» **STATED TASK**
In the material below, find every line with "code" and pull it out.

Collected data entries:

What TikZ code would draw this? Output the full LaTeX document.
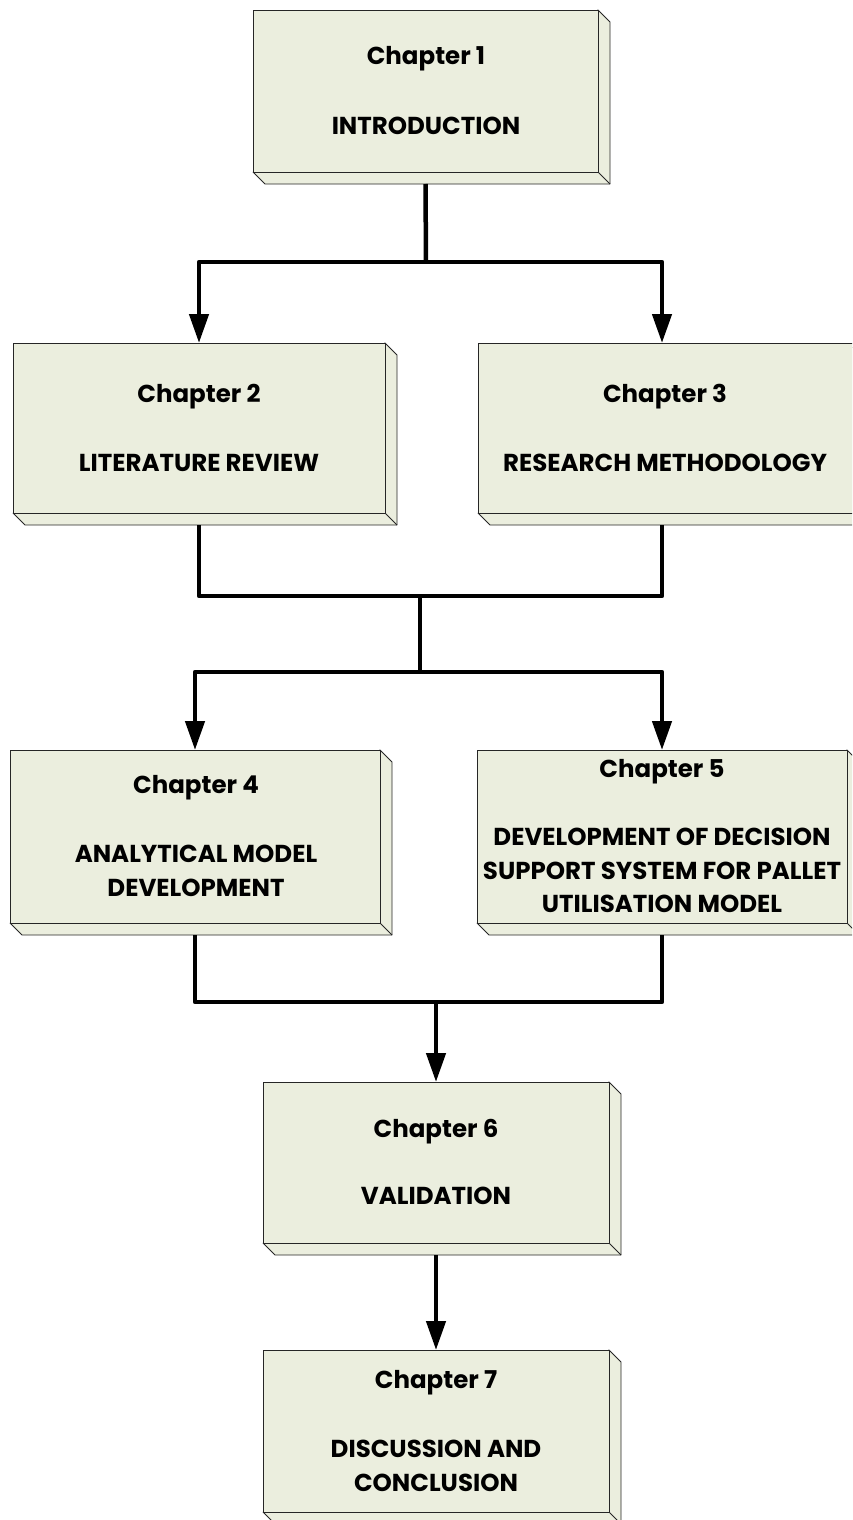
\documentclass[tikz,border=0pt]{standalone}
\usepackage{fontspec}
\setmainfont{Poppins}
\usetikzlibrary{arrows.meta,calc}
\definecolor{boxfill}{RGB}{235,238,222}
\newcommand\dd{12}
\tikzset{
  face/.style={draw=black!85, line width=0.8pt, fill=boxfill, line join=bevel},
  front/.style={face, rectangle, inner sep=0pt, outer sep=0pt},
  lbl/.style={anchor=base, inner sep=0pt, font=\fontsize{24.5}{29}\selectfont\bfseries},
  wire/.style={line width=4.5pt, line join=round},
  arr/.style={wire, -{Triangle[length=29pt,width=19pt]}}
}
% 3-D chapter box: name, left, top, right, bottom of the front face
\newcommand\chapterbox[5]{%
  \filldraw[face] (#4,#3) -- ({#4+\dd},{#3+\dd}) -- ({#4+\dd},{#5+\dd})
     -- ({#2+\dd},{#5+\dd}) -- (#2,#5) -- cycle;
  \draw[face, fill=none] (#4,#5) -- ({#4+\dd},{#5+\dd});
  \node[front, minimum width={(#4-#2)*1pt}, minimum height={(#5-#3)*1pt}]
     (#1) at ({(#2+#4)/2},{(#3+#5)/2}) {};
}
\begin{document}
\begin{tikzpicture}[x=1pt, y=-1pt]
\useasboundingbox (0,0) rectangle (852,1520);
\clip (0,0) rectangle (852,1520);

% boxes
\chapterbox{c1}{253}{10}{598}{172}
\chapterbox{c2}{13}{343}{385}{513}
\chapterbox{c3}{478}{343}{862}{513}
\chapterbox{c4}{10}{750}{380}{923}
\chapterbox{c5}{477}{750}{847}{923}
\chapterbox{c6}{263}{1082}{609}{1243}
\chapterbox{c7}{263}{1350}{609}{1512}

% labels
\node[lbl] (t1a) at (426,64)  {Chapter 1};
\node[lbl] (t1b) at (426,134) {INTRODUCTION};
\node[lbl] (t2a) at (199,402) {Chapter 2};
\node[lbl] (t2b) at (199,471) {LITERATURE REVIEW};
\node[lbl] (t3a) at (665,402) {Chapter 3};
\node[lbl] (t3b) at (665,471) {RESEARCH METHODOLOGY};
\node[lbl] (t4a) at (196,793) {Chapter 4};
\node[lbl] (t4b) at (196,862) {ANALYTICAL MODEL};
\node[lbl] (t4c) at (196,896) {DEVELOPMENT};
\node[lbl] (t5a) at (662,777) {Chapter 5};
\node[lbl] (t5b) at (662,845) {DEVELOPMENT OF DECISION};
\node[lbl] (t5c) at (662,879) {SUPPORT SYSTEM FOR PALLET};
\node[lbl] (t5d) at (662,912) {UTILISATION MODEL};
\node[lbl] (t6a) at (436,1137) {Chapter 6};
\node[lbl] (t6b) at (436,1204) {VALIDATION};
\node[lbl] (t7a) at (436,1388) {Chapter 7};
\node[lbl] (t7b) at (436,1457) {DISCUSSION AND};
\node[lbl] (t7c) at (436,1491) {CONCLUSION};

% bottom ends of the boxes
\coordinate (c1b) at ($(c1.south)+(0,\dd)$);
\coordinate (c2b) at ($(c2.south)+(0,\dd)$);
\coordinate (c3b) at ($(c5.south |- c3.south)+(0,\dd)$);
\coordinate (c4b) at ($(c4.south)+(0,\dd)$);
\coordinate (c5b) at ($(c5.south)+(0,\dd)$);
\coordinate (c6b) at ($(c6.south)+(0,\dd)$);

% junctions
\coordinate (j1) at (426,262);
\coordinate (j2) at (420,596);
\coordinate (j3) at (420,672);
\coordinate (j4) at (436,1002);

% connectors
\draw[wire] (c1b) -- (j1);
\draw[arr] (j1) -| (c2.north);
\draw[arr] (j1) -| (c5.north |- c3.north);

\draw[wire] (c2b) |- (j2) -| (c3b);
\draw[wire] (j2) -- (j3);
\draw[arr] (j3) -| (c4.north);
\draw[arr] (j3) -| (c5.north);

\draw[wire] (c4b) |- (j4) -| (c5b);
\draw[arr] (j4) -- (c6.north);

\draw[arr] (c6b) -- (c7.north);
\end{tikzpicture}
\end{document}
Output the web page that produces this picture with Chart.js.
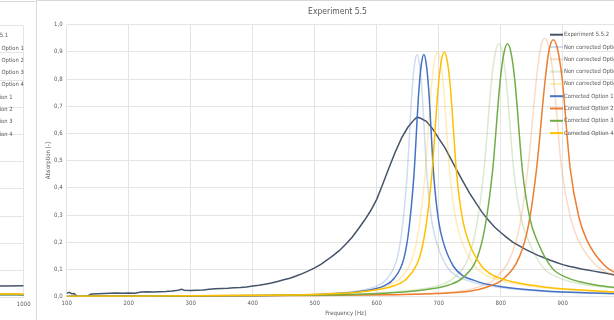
<!DOCTYPE html>
<html>
<head>
<meta charset="utf-8">
<title>Experiment 5.5</title>
<script src="https://cdn.jsdelivr.net/npm/chart.js@4.4.1/dist/chart.umd.min.js"></script>
<style>
  html, body { margin: 0; padding: 0; background: #fff; overflow: hidden; }
  body { width: 614px; height: 320px; position: relative; }
  .frame { position: absolute; border: 1px solid #d9d9d9; box-sizing: border-box; }
  canvas { position: absolute; }
</style>
</head>
<body>
<div class="frame" style="left:-565px; top:1px; width:602px; height:330px;"></div>
<div class="frame" style="left:36px; top:0px; width:604px; height:330px;"></div>
<canvas id="leftChart" width="601" height="322" style="left:-564px; top:2px;"></canvas>
<canvas id="chart" width="601" height="322" style="left:37px; top:1px;"></canvas>
<script>
// ---- data ----
const expFreq = [100,104,108,112,117,130,135,140,150,160,170,180,190,200,210,220,230,240,250,260,270,280,285,290,300,310,320,330,340,350,360,370,380,390,400,410,420,430,440,450,460,470,480,490,500,510,520,530,540,550,560,570,580,590,600,610,620,630,640,650,660,665,670,680,690,700,710,720,730,740,750,760,770,780,790,800,810,820,830,840,850,860,870,880,890,900,910,920,930,940,950,960,970,980,990,1000];
const expAbs = [0.012,0.016,0.011,0.012,0.001,0.000,0.005,0.010,0.011,0.012,0.013,0.014,0.013,0.014,0.013,0.017,0.018,0.017,0.018,0.019,0.021,0.024,0.027,0.024,0.023,0.024,0.025,0.027,0.029,0.030,0.031,0.033,0.034,0.036,0.039,0.042,0.046,0.050,0.056,0.062,0.068,0.076,0.085,0.095,0.106,0.119,0.135,0.152,0.170,0.193,0.218,0.248,0.280,0.315,0.358,0.415,0.475,0.532,0.583,0.622,0.650,0.660,0.657,0.645,0.618,0.582,0.548,0.505,0.462,0.420,0.380,0.345,0.310,0.282,0.256,0.236,0.217,0.200,0.187,0.174,0.163,0.152,0.143,0.134,0.126,0.118,0.112,0.107,0.102,0.098,0.094,0.090,0.086,0.082,0.078,0.075];

const nc1Freq = [100,265,425,505,553,585,601,617,633,641,649,657,661,665,669,673,681,689,697,713,729,745,761,793,825,889,985,1000];
const nc1Abs  = [0.001,0.002,0.004,0.009,0.016,0.028,0.040,0.067,0.142,0.249,0.445,0.757,0.854,0.890,0.854,0.757,0.445,0.276,0.196,0.111,0.076,0.061,0.049,0.036,0.027,0.017,0.011,0.010];

const nc2Freq = [100,196,466,601,682,736,763,790,817,831,844,858,864,871,878,885,898,912,925,952,979,1000];
const nc2Abs  = [0.001,0.002,0.004,0.007,0.012,0.020,0.035,0.065,0.152,0.266,0.475,0.808,0.912,0.950,0.912,0.808,0.475,0.295,0.209,0.119,0.081,0.067];

const nc3Freq = [100,197,437,557,629,677,701,725,749,761,773,785,791,797,803,809,821,833,845,869,893,917,941,989,1000];
const nc3Abs  = [0.001,0.002,0.005,0.009,0.017,0.030,0.042,0.070,0.149,0.260,0.465,0.791,0.893,0.930,0.893,0.791,0.465,0.288,0.205,0.105,0.070,0.053,0.042,0.031,0.030];

const nc4Freq = [100,198,398,498,558,598,618,638,658,668,678,688,693,698,703,708,718,728,738,758,778,798,818,858,898,978,1000];
const nc4Abs  = [0.001,0.002,0.005,0.009,0.016,0.029,0.041,0.068,0.144,0.252,0.450,0.765,0.864,0.900,0.864,0.765,0.450,0.279,0.198,0.113,0.077,0.061,0.050,0.036,0.027,0.017,0.015];

const c1Freq = [100,276,436,516,564,596,612,628,644,652,660,668,672,676,680,684,692,700,708,724,740,756,772,804,836,900,1000];
const c1Abs  = [0.001,0.002,0.004,0.009,0.016,0.028,0.040,0.067,0.142,0.249,0.445,0.757,0.854,0.890,0.854,0.757,0.445,0.276,0.196,0.111,0.076,0.061,0.049,0.036,0.027,0.017,0.011];

const c2Freq = [100,210,480,615,696,750,777,804,831,845,858,872,878,885,892,899,912,926,939,966,993,1000];
const c2Abs  = [0.001,0.002,0.004,0.007,0.012,0.020,0.035,0.065,0.151,0.265,0.473,0.803,0.907,0.945,0.907,0.803,0.473,0.293,0.208,0.118,0.080,0.078];

const c3Freq = [100,211,451,571,643,691,715,739,763,775,787,799,805,811,817,823,835,847,859,883,907,931,955,1000];
const c3Abs  = [0.001,0.002,0.005,0.009,0.017,0.030,0.042,0.070,0.149,0.260,0.465,0.791,0.893,0.930,0.893,0.791,0.465,0.288,0.205,0.105,0.070,0.053,0.042,0.030];

const c4Freq = [100,209,409,509,569,609,629,649,669,679,689,699,704,709,714,719,729,739,749,769,789,809,829,869,909,989,1000];
const c4Abs  = [0.001,0.002,0.005,0.009,0.016,0.029,0.041,0.068,0.144,0.252,0.450,0.765,0.864,0.900,0.864,0.765,0.450,0.279,0.198,0.113,0.077,0.061,0.050,0.036,0.027,0.017,0.016];

// the chart to the left, only its last bit is on screen
const leftFreq = [940, 970, 1000];
const leftExpAbs = [0.044, 0.043, 0.044];
const leftNcAbs  = [0.012, 0.012, 0.011];
const leftC1Abs  = [0.011, 0.011, 0.010];
const leftC2Abs  = [0.013, 0.013, 0.012];
const leftC3Abs  = [0.012, 0.012, 0.011];
const leftC4Abs  = [0.014, 0.014, 0.013];

const seriesNames = ['Experiment 5.5.2', 'Non corrected Option 1', 'Non corrected Option 2', 'Non corrected Option 3', 'Non corrected Option 4', 'Corrected Option 1', 'Corrected Option 2', 'Corrected Option 3', 'Corrected Option 4'];
const leftNames = ['Experiment 5.5.1', 'Non corrected Option 1', 'Non corrected Option 2', 'Non corrected Option 3', 'Non corrected Option 4', 'Corrected Option 1', 'Corrected Option 2', 'Corrected Option 3', 'Corrected Option 4'];
const colors = ['#44546A', 'rgba(68,114,196,0.25)', 'rgba(237,125,49,0.28)', 'rgba(112,173,71,0.25)', 'rgba(255,192,0,0.28)', '#4472C4', '#ED7D31', '#70AD47', '#FFC000'];

const FONT = '"Liberation Sans Narrow", "DejaVu Sans Condensed", "Liberation Sans", sans-serif';
const TXT = '#595959';

function pts(xs, ys) {
  return xs.map((x, i) => ({ x: x, y: ys[i] }));
}

function makeSets(names, pairs) {
  return pairs.map((p, i) => ({
    label: names[i],
    data: pts(p[0], p[1]),
    borderColor: colors[i],
    backgroundColor: colors[i],
    borderWidth: 1.5,
    pointRadius: 0,
    tension: 0,
    cubicInterpolationMode: i == 0 ? 'default' : 'monotone',
    order: 8 - i
  }));
}

// excel style legend sitting on top of the plot
const overlayLegend = {
  id: 'overlayLegend',
  afterDraw(chart) {
    const { ctx, chartArea } = chart;
    ctx.save();
    ctx.font = '5.8px ' + FONT;
    ctx.fillStyle = TXT;
    ctx.textBaseline = 'middle';
    chart.data.datasets.forEach((ds, i) => {
      const y = chartArea.top + 10 + i * 12.3;
      const x0 = chartArea.right - 74.7;
      ctx.strokeStyle = ds.borderColor;
      ctx.lineWidth = 2;
      ctx.beginPath();
      ctx.moveTo(x0, y);
      ctx.lineTo(x0 + 13, y);
      ctx.stroke();
      ctx.fillText(ds.label, x0 + 14, y);
    });
    ctx.restore();
  }
};

function makeChart(id, title, datasets) {
  return new Chart(document.getElementById(id), {
    type: 'line',
    data: { datasets: datasets },
    plugins: [overlayLegend],
    options: {
      animation: false,
      responsive: false,
      layout: { padding: 0 },
      plugins: {
        legend: { display: false },
        tooltip: { enabled: false },
        title: {
          display: true,
          text: title,
          color: TXT,
          font: { size: 8.5, family: FONT, weight: 'normal' },
          padding: { top: 6, bottom: 7.5 }
        }
      },
      scales: {
        x: {
          type: 'linear',
          min: 100,
          max: 1000,
          grid: { color: '#e4e4e4', drawTicks: false },
          border: { display: false },
          ticks: { stepSize: 100, padding: 3, color: TXT, font: { size: 6, family: FONT }, maxRotation: 0, callback: v => String(v) },
          title: { display: true, text: 'Frequency [Hz]', color: TXT, font: { size: 6, family: FONT }, padding: { top: 0, bottom: 6 } },
          afterFit(scale) { scale.height = 26.3; }
        },
        y: {
          min: 0,
          max: 1,
          grid: { color: '#e4e4e4', drawTicks: false },
          border: { display: false },
          ticks: {
            stepSize: 0.1, padding: 4, color: TXT, font: { size: 6, family: FONT },
            callback: v => v.toFixed(1).replace('.', ',')
          },
          title: { display: true, text: 'Absorption [-]', color: TXT, font: { size: 6, family: FONT }, padding: { top: 8, bottom: 0 } },
          afterFit(scale) { scale.width = 29.7; }
        },
        // empty strip on the right so the plot ends where excel put it
        spacer: {
          position: 'right',
          display: true,
          grid: { display: false },
          border: { display: false },
          ticks: { display: false },
          afterFit(scale) { scale.width = 13.3; }
        }
      }
    }
  });
}

makeChart('chart', 'Experiment 5.5', makeSets(seriesNames, [
  [expFreq, expAbs], [nc1Freq, nc1Abs], [nc2Freq, nc2Abs], [nc3Freq, nc3Abs], [nc4Freq, nc4Abs],
  [c1Freq, c1Abs], [c2Freq, c2Abs], [c3Freq, c3Abs], [c4Freq, c4Abs]
]));

makeChart('leftChart', 'Experiment 5.5', makeSets(leftNames, [
  [leftFreq, leftExpAbs], [leftFreq, leftNcAbs], [leftFreq, leftNcAbs], [leftFreq, leftNcAbs], [leftFreq, leftNcAbs],
  [leftFreq, leftC1Abs], [leftFreq, leftC2Abs], [leftFreq, leftC3Abs], [leftFreq, leftC4Abs]
]));
</script>
</body>
</html>
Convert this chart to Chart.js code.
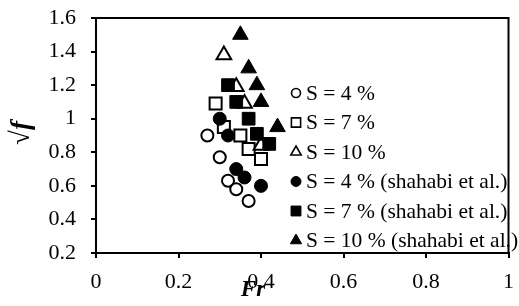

» **RESULT OF THIS TASK**
What TikZ code would draw this? Output the full LaTeX document.
Convert this chart to Chart.js code.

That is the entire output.